Все рушится вокруг меня и во мне, а я ничего не могу сделать. Эта рука, застывшая на мне, и эти равнодушные цифры - 4.38 - уже не успокаивают. Я снова знаю, что после 38 настанет 39, а после объятий - одиночество и опустошение. Как и то, что взойдет солнце уже через несколько часов неотвратимо, как и то, что когда-нибудь наступит опять весна, как и то, что никогда еще отчаяние не спасало ничью душу. [700x697]
Пытаюсь вспомнить минуты, когда мне было действительно хорошо. За последние пару лет. В первую очередь, это лекции М., которых больше не будет, не будет совсем никогда в моей жизни, потому что моя всеобъемлющая лень и апатия не отпустят меня на журфак просто послушать. Хотя кто знает, может быть, я когда-нибудь изменюсь. Вот будет здорово. Полчаса назад поймала себя на мысли, что я буквально ИЗУМЛЯЮСЬ, когда мне передают, что кто-то обо мне помнит и хотел бы пообщаться. "О чем?" - ошарашенно думаю я.

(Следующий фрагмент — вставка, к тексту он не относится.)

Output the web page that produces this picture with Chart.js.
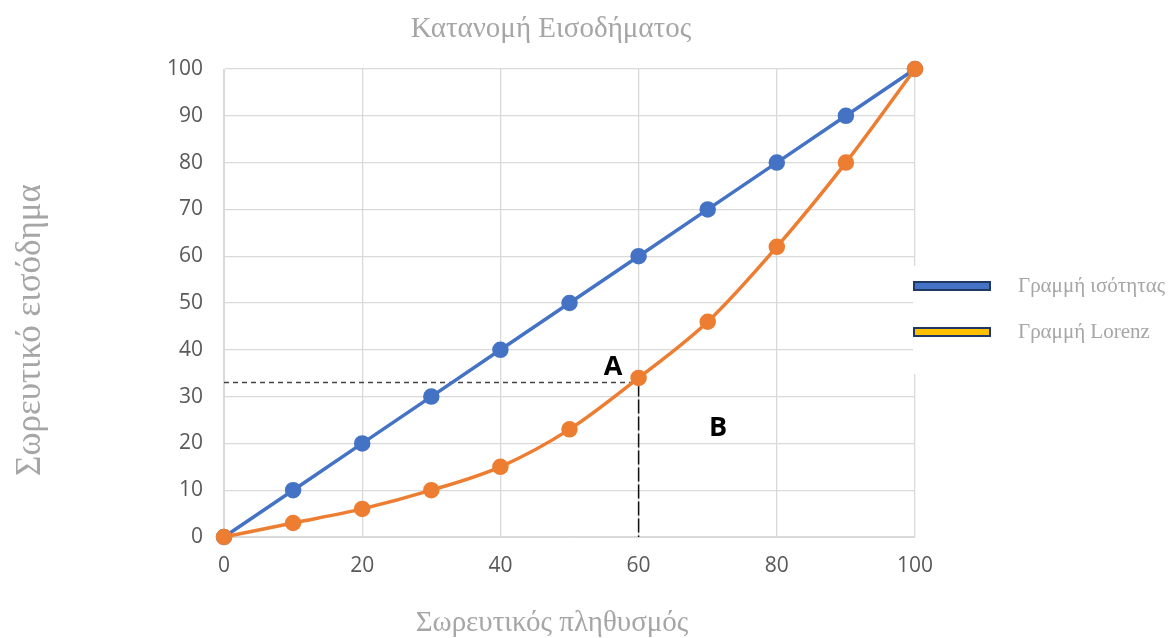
<!DOCTYPE html>
<html>
<head>
<meta charset="utf-8">
<script src="https://cdn.jsdelivr.net/npm/chart.js@4/dist/chart.umd.min.js"></script>
<style>
  html, body { margin: 0; padding: 0; background: #fff; }
  #wrap { width: 1168px; height: 638px; }
</style>
</head>
<body>
<div id="wrap"><canvas id="chart"></canvas></div>
<script>
// data
let population = [0, 10, 20, 30, 40, 50, 60, 70, 80, 90, 100];
let equality = [0, 10, 20, 30, 40, 50, 60, 70, 80, 90, 100];
let lorenz = [0, 3, 6, 10, 15, 23, 34, 46, 62, 80, 100];
let seriesNames = ["Γραμμή ισότητας", "Γραμμή Lorenz"];
let guideH = [{ x: 0, y: 33 }, { x: 60, y: 33 }];
let guideV = [{ x: 60, y: 33 }, { x: 60, y: 0 }];
let areaLabels = [
  { text: "A", x: 56.3, y: 36.3 },
  { text: "B", x: 71.5, y: 23.3 }
];

let grey = "#a6a6a6";
let serif = "'Liberation Serif', 'DejaVu Serif', serif";
let sans = "'Open Sans', sans-serif";

function pts(ys) {
  return population.map((x, i) => ({ x: x, y: ys[i] }));
}

// titles, area letters and the legend box drawn by hand
let extras = {
  id: "extras",
  afterDraw(c) {
    let ctx = c.ctx;
    let xs = c.scales.x, ys = c.scales.y;
    ctx.save();

    ctx.fillStyle = "#000";
    ctx.font = "bold 27px " + sans;
    ctx.textAlign = "center";
    ctx.textBaseline = "middle";
    areaLabels.forEach(l => {
      ctx.fillText(l.text, xs.getPixelForValue(l.x), ys.getPixelForValue(l.y));
    });

    ctx.fillStyle = grey;
    ctx.font = "29px " + serif;
    ctx.fillText("Κατανομή Εισοδήματος", 551, 29);
    ctx.fillText("Σωρευτικός πληθυσμός", 552, 623);

    ctx.save();
    ctx.translate(31, 330);
    ctx.rotate(-Math.PI / 2);
    ctx.font = "35px " + serif;
    ctx.fillText("Σωρευτικό εισόδημα", 0, 0);
    ctx.restore();

    // legend
    ctx.fillStyle = "#fff";
    ctx.fillRect(913, 266, 255, 108);
    let fills = ["#4472c4", "#ffc000"];
    let rows = [286, 332];
    rows.forEach((y, i) => {
      ctx.fillStyle = "#1f3864";
      ctx.fillRect(913, y - 5, 78, 10);
      ctx.fillStyle = fills[i];
      ctx.fillRect(915, y - 3, 74, 6);
      ctx.fillStyle = grey;
      ctx.font = "21px " + serif;
      ctx.textAlign = "left";
      ctx.fillText(seriesNames[i], 1018, y);
    });
    ctx.restore();
  }
};

let chart = new Chart(document.getElementById("chart"), {
  type: "line",
  data: {
    datasets: [
      {
        label: seriesNames[0],
        data: pts(equality),
        borderColor: "#4472c4",
        backgroundColor: "#4472c4",
        borderWidth: 3.5,
        pointRadius: 6.5,
        pointHoverRadius: 6.5,
        tension: 0,
        clip: false,
        order: 1
      },
      {
        label: seriesNames[1],
        data: pts(lorenz),
        borderColor: "#ed7d31",
        backgroundColor: "#ed7d31",
        borderWidth: 3.5,
        pointRadius: 6.5,
        pointHoverRadius: 6.5,
        cubicInterpolationMode: "monotone",
        clip: false,
        order: 0
      },
      {
        label: "h",
        data: guideH,
        borderColor: "#444",
        borderWidth: 1.5,
        borderDash: [5, 4],
        pointRadius: 0,
        order: 2
      },
      {
        label: "v",
        data: guideV,
        borderColor: "#111",
        borderWidth: 1.5,
        borderDash: [14, 3],
        pointRadius: 0,
        order: 2
      }
    ]
  },
  options: {
    responsive: true,
    maintainAspectRatio: false,
    animation: false,
    layout: { padding: { top: 69, right: 253, left: 0, bottom: 0 } },
    plugins: {
      legend: { display: false },
      title: { display: false },
      tooltip: { enabled: false }
    },
    scales: {
      x: {
        type: "linear",
        min: 0,
        max: 100,
        ticks: { stepSize: 20, color: "#595959", padding: 16, font: { size: 21, family: sans } },
        grid: { color: "#d9d9d9", lineWidth: 1.3, drawTicks: false },
        border: { color: "#d9d9d9" },
        afterFit(a) { a.height = 101; }
      },
      y: {
        min: 0,
        max: 100,
        ticks: { stepSize: 10, color: "#595959", padding: 21, font: { size: 21, family: sans } },
        grid: { color: "#d9d9d9", lineWidth: 1.3, drawTicks: false },
        border: { color: "#d9d9d9" },
        afterFit(a) { a.width = 224; }
      }
    }
  },
  plugins: [extras]
});
</script>
</body>
</html>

О чем со мной общаться?.. Мне было по-настоящему хорошо в июньские минуты винного опьянения в Нескучном, как ни страшны были последствия. Сейчас мне хорошо только когда я не думаю ни о чем. Собственно, я и не думаю ни о чем большую часть времени.
Как-то раз в детском саду у нас был праздник, для которого надо было дома подготовить корону. Вся группа детсада почему-то должна была прийти на утренник в самодельных коронах. Уже не помню откуда, но я знала о том, что для всех детей родители мастерят эти короны с каким-то достойным самого крутого юдашкина остервенением. И вот наступает вечер, и нужна корона. Но для короны нет ничего, никаких подручных материалов. У маленькой меня паника, я плачу и ужасаюсь тому, что на завтрашнем празднике у меня одной будет отвратительная, дурацкая, бумажная корона. Что у всех остальных будет ЛУЧШЕ. Помню, домашние в итоге смастерили мне вполне симпатичную корону из розовой гофрированной бумаги с золотыми звездочками. Спустя годы от этой короны у меня осталось приятное впечатление, и я совсем не помню, какие короны были у остальных. Сейчас, слава богу, мне хватает ума понять, что это неважно - какие у кого короны. Но почему-то необходимо визуализировать свою. Без нее я чувствую себя голой.